Across most statistical models, State is a team that has trended in the wrong direction with poor play through the first quarter of its season.
They see a team that has struggled to pick up first downs without explosive plays on offense, and a defense that isn’t disruptive or getting off the field on third down. Overall, a team playing well below expectations.
The "signal" here probably isn't in the win projections, or in each individual stat - we saw how much better State got with a transfer laden team last year - but that State has backslid so much in a year that they've claimed as an opportunity to compete for an ACC Championship. ACC Championship contenders play nothing like State has played in the first three weeks. Not even close.
If you’re looking for positivity, one major flaw with metrics is how it accounts for the “unaccountable."
I.e with N.C. State: how do you quantify a starting QB who might be dealing with an injury impacting his ability to push the ball down the field? How do you account for a team punting on an entire second half due to one play?
A model can’t do that. I do think State is probably better than what these models are telling us right now, and I still believe in the ceiling of talent on this roster.

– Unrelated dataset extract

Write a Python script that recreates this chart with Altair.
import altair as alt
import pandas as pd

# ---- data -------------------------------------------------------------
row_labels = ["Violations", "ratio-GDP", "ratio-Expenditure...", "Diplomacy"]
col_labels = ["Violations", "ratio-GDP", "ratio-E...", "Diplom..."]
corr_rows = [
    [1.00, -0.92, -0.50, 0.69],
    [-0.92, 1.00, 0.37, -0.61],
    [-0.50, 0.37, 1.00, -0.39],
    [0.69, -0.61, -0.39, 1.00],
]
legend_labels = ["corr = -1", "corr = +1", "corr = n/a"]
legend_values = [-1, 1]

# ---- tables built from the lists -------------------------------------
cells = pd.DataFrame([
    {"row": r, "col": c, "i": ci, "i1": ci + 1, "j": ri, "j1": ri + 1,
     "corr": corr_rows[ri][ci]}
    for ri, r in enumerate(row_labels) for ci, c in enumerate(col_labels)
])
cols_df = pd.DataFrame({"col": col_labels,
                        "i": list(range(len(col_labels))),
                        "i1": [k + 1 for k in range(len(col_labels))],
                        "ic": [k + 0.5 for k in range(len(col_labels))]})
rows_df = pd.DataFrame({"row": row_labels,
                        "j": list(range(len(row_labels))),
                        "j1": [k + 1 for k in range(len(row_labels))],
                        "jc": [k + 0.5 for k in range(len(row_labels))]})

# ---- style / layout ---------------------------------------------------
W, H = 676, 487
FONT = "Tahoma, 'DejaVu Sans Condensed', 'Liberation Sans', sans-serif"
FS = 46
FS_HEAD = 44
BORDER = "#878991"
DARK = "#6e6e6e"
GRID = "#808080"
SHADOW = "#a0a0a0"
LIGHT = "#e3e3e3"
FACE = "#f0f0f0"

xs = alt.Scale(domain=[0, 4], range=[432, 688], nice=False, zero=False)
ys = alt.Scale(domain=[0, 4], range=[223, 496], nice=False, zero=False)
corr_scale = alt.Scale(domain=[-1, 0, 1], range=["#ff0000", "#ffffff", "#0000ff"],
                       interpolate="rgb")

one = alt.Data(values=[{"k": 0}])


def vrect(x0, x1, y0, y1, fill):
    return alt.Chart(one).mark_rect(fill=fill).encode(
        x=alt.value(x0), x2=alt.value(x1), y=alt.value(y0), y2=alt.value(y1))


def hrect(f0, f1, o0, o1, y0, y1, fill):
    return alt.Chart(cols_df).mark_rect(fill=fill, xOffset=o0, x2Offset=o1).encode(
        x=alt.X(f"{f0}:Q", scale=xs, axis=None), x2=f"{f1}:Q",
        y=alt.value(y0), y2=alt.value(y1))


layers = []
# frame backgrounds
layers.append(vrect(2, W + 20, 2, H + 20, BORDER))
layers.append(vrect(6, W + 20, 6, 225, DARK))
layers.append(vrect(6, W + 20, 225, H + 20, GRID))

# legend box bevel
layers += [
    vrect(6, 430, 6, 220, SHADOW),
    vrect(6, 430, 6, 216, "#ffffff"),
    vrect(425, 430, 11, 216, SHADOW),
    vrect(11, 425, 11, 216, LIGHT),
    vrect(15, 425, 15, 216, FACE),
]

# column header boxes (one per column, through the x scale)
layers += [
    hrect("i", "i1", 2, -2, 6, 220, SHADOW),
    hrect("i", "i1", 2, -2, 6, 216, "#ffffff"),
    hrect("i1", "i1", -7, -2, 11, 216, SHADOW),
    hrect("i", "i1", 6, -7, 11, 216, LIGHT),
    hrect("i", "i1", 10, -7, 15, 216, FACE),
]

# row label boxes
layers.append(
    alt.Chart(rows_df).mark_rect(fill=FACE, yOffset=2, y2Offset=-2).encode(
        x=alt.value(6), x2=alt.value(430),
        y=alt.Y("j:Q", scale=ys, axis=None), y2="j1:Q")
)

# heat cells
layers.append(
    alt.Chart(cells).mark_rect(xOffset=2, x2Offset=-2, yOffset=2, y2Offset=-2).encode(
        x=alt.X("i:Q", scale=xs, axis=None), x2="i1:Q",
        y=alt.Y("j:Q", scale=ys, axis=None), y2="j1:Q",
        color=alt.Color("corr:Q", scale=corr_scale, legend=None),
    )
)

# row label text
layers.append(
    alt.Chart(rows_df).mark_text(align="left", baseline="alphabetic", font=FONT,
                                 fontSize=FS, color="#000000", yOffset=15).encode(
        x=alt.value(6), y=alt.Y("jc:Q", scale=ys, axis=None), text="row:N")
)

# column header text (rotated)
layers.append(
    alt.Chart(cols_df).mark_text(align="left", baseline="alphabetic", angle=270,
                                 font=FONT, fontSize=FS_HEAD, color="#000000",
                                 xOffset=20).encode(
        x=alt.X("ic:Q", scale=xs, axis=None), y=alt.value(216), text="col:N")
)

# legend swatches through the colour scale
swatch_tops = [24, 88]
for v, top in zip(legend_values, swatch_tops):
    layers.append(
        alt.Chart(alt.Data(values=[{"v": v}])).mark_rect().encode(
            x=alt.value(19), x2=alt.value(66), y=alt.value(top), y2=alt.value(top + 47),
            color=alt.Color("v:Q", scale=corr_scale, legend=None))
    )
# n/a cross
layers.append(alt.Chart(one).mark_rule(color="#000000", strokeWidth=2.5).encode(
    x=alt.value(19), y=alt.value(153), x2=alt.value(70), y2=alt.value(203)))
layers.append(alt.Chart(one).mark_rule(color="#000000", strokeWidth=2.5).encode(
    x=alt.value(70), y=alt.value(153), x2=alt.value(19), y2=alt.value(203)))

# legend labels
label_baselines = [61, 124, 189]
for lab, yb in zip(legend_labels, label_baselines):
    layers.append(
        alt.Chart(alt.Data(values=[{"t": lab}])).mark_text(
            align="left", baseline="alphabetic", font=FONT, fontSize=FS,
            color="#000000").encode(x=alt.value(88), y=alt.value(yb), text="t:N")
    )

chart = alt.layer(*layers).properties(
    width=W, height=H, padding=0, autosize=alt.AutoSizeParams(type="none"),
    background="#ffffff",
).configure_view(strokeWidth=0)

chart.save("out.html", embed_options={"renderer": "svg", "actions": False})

Even so, I’m not sure how we can look at what this team has done against two poor opponents and one really good one, and feel like State’s goals of reaching the ACC Championship are realistic anymore.
6-6 still feels like an outlier given the talent we know this team has. Things can change quickly in college football, and we know transfer heavy teams take time to gel.
Watching the second quarter play out on Saturday, I was confident this team was doomed. In the second half, State looked like a top third ACC team.
My hope is this team is competitive next week in Death Valley - and that most of these injuries are short term - and State can come back home to face a ranked Northern Illinois team, get a win, and start building momentum with a favorable schedule to finish out the year.
But from where I sit: it's hard not to adjust expectations right now.